In the pipeline for the first quarter of this year though is an AI-based program that assesses volunteers' skills and experience against the requirements needed to deal with a particular incident and contacts the most appropriate individuals to see if they are willing and able to help. Another system, which is also in testing, is an AI-based optical character recognition system that assigns a validity score to volunteers' documentation and certificates and alerts an administrator to any apparent discrepancies.

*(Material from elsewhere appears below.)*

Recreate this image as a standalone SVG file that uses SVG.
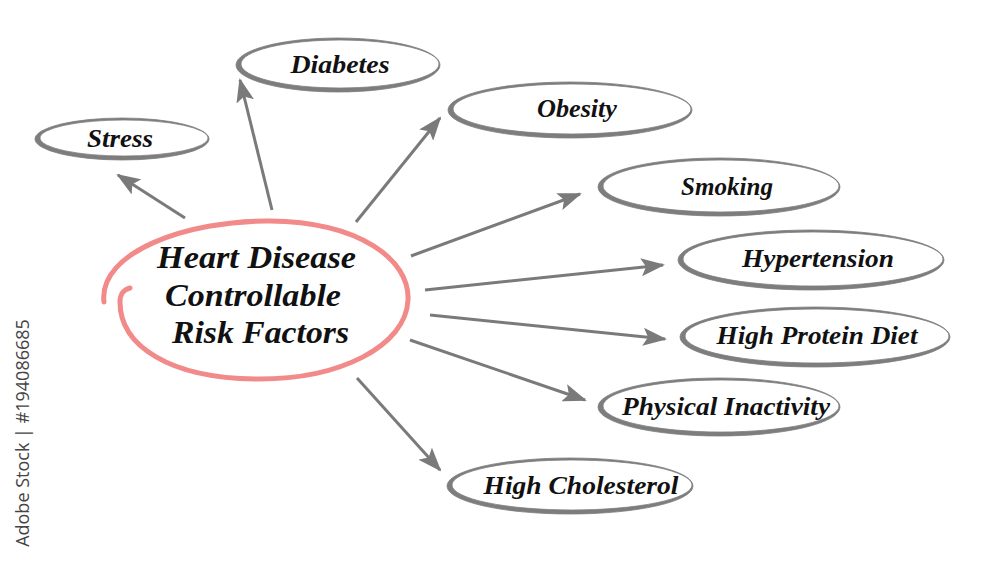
<svg xmlns="http://www.w3.org/2000/svg" width="1000" height="562" viewBox="0 0 1000 562">
<style>
.ring{fill:#7d7d7d;fill-rule:evenodd;stroke:#7d7d7d;stroke-width:0.8}
.lbl{font-family:"Liberation Serif","Times New Roman",serif;font-style:italic;font-weight:bold;font-size:25px;fill:#111;text-anchor:middle;dominant-baseline:central}
.title{font-family:"Liberation Serif","Times New Roman",serif;font-style:italic;font-weight:bold;font-size:31px;fill:#111}
.arrow{stroke:#7a7a7a;stroke-width:3;fill:none;marker-end:url(#ah)}
</style>
<defs>
<marker id="ah" markerUnits="userSpaceOnUse" viewBox="0 0 24 18" refX="22" refY="9" markerWidth="24" markerHeight="18" orient="auto">
<path d="M0,0 L24,9 L0,18 L5,9 z" fill="#7a7a7a"/>
</marker>
</defs>
<rect width="1000" height="562" fill="#ffffff"/>
<g id="connectors">
<line class="arrow" x1="185" y1="218" x2="118" y2="175"/>
<line class="arrow" x1="272" y1="210" x2="240" y2="80"/>
<line class="arrow" x1="356" y1="222" x2="440" y2="118"/>
<line class="arrow" x1="411" y1="256" x2="580" y2="194"/>
<line class="arrow" x1="425" y1="290" x2="663" y2="265"/>
<line class="arrow" x1="430" y1="315" x2="665" y2="339"/>
<line class="arrow" x1="410" y1="340" x2="585" y2="400"/>
<line class="arrow" x1="357" y1="378" x2="440" y2="470"/>
</g>
<g id="center">
<path d="M104,302 C98,252 188,220 270,221 C360,222 410,260 408,300 C406,346 340,380 255,379 C170,378 120,346 120,302 C120,294 123,290 130,288" fill="none" stroke="#f28a8a" stroke-width="5" stroke-linecap="round"/>
<text class="title" x="157" y="268" textLength="199" lengthAdjust="spacingAndGlyphs">Heart Disease</text>
<text class="title" x="165" y="306" textLength="176" lengthAdjust="spacingAndGlyphs">Controllable</text>
<text class="title" x="172" y="343" textLength="177" lengthAdjust="spacingAndGlyphs">Risk Factors</text>
</g>
<g id="stress">
<path class="ring" d="M35,139 a87,21 0 1,0 174,0 a87,21 0 1,0 -174,0z M40,138 a84,18 0 1,0 168,0 a84,18 0 1,0 -168,0z"/>
<text class="lbl" x="120" y="138" textLength="66" lengthAdjust="spacingAndGlyphs">Stress</text>
</g>
<g id="diabetes">
<path class="ring" d="M236,65 a102,27 0 1,0 204,0 a102,27 0 1,0 -204,0z M241,64 a99,24 0 1,0 198,0 a99,24 0 1,0 -198,0z"/>
<text class="lbl" x="340" y="64" textLength="99" lengthAdjust="spacingAndGlyphs">Diabetes</text>
</g>
<g id="obesity">
<path class="ring" d="M448,110 a122,28 0 1,0 244,0 a122,28 0 1,0 -244,0z M453,109 a119,25 0 1,0 238,0 a119,25 0 1,0 -238,0z"/>
<text class="lbl" x="577" y="108" textLength="80" lengthAdjust="spacingAndGlyphs">Obesity</text>
</g>
<g id="smoking">
<path class="ring" d="M598,187 a121,29 0 1,0 242,0 a121,29 0 1,0 -242,0z M603,186 a118,26 0 1,0 236,0 a118,26 0 1,0 -236,0z"/>
<text class="lbl" x="727" y="186" textLength="92" lengthAdjust="spacingAndGlyphs">Smoking</text>
</g>
<g id="hypertension">
<path class="ring" d="M678,260 a133,30 0 1,0 266,0 a133,30 0 1,0 -266,0z M683,259 a130,27 0 1,0 260,0 a130,27 0 1,0 -260,0z"/>
<text class="lbl" x="818" y="258" textLength="152" lengthAdjust="spacingAndGlyphs">Hypertension</text>
</g>
<g id="high-protein-diet">
<path class="ring" d="M680,337 a135,30 0 1,0 270,0 a135,30 0 1,0 -270,0z M685,336 a132,27 0 1,0 264,0 a132,27 0 1,0 -264,0z"/>
<text class="lbl" x="817" y="335" textLength="201" lengthAdjust="spacingAndGlyphs">High Protein Diet</text>
</g>
<g id="physical-inactivity">
<path class="ring" d="M598,407 a121,29 0 1,0 242,0 a121,29 0 1,0 -242,0z M603,406 a118,26 0 1,0 236,0 a118,26 0 1,0 -236,0z"/>
<text class="lbl" x="726" y="406" textLength="208" lengthAdjust="spacingAndGlyphs">Physical Inactivity</text>
</g>
<g id="high-cholesterol">
<path class="ring" d="M447,486 a123,28 0 1,0 246,0 a123,28 0 1,0 -246,0z M452,485 a120,25 0 1,0 240,0 a120,25 0 1,0 -240,0z"/>
<text class="lbl" x="581" y="485" textLength="195" lengthAdjust="spacingAndGlyphs">High Cholesterol</text>
</g>
<text x="0" y="0" transform="translate(29,433) rotate(-90)" font-family="'Open Sans','DejaVu Sans',sans-serif" font-size="18" fill="#444" text-anchor="middle">Adobe Stock | #194086685</text>
</svg>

Over time though, the NGO's aim is to move beyond simply reacting to crises as they happen towards preventative work in order to help to build resilience within vulnerable communities with the help of local authorities and community leaders. This would mean providing post-disaster education, such as rebuilding homes, and creating networks of partners to "provide services we can't", says Kamachee. He explains:

The end goal is to ensure client services aren't single point in time-based but are provided continuously to ensure people's needs are met all the time. For that, we have a huge need for systems interoperability so we can work with our partners' data. It's what we're heading out to do because the more data we harness, the more AI and machine learning can come into the equation. The aim is to remove and automate mundane tasks, while interacting directly with the people we serve through our volunteers.

My take

Team Rubicon demonstrate that with a shrewd vision for the future, smart partnering and the judicious use of technology, NGOs can teach the private sector a trick or two about how to innovate with tight resources.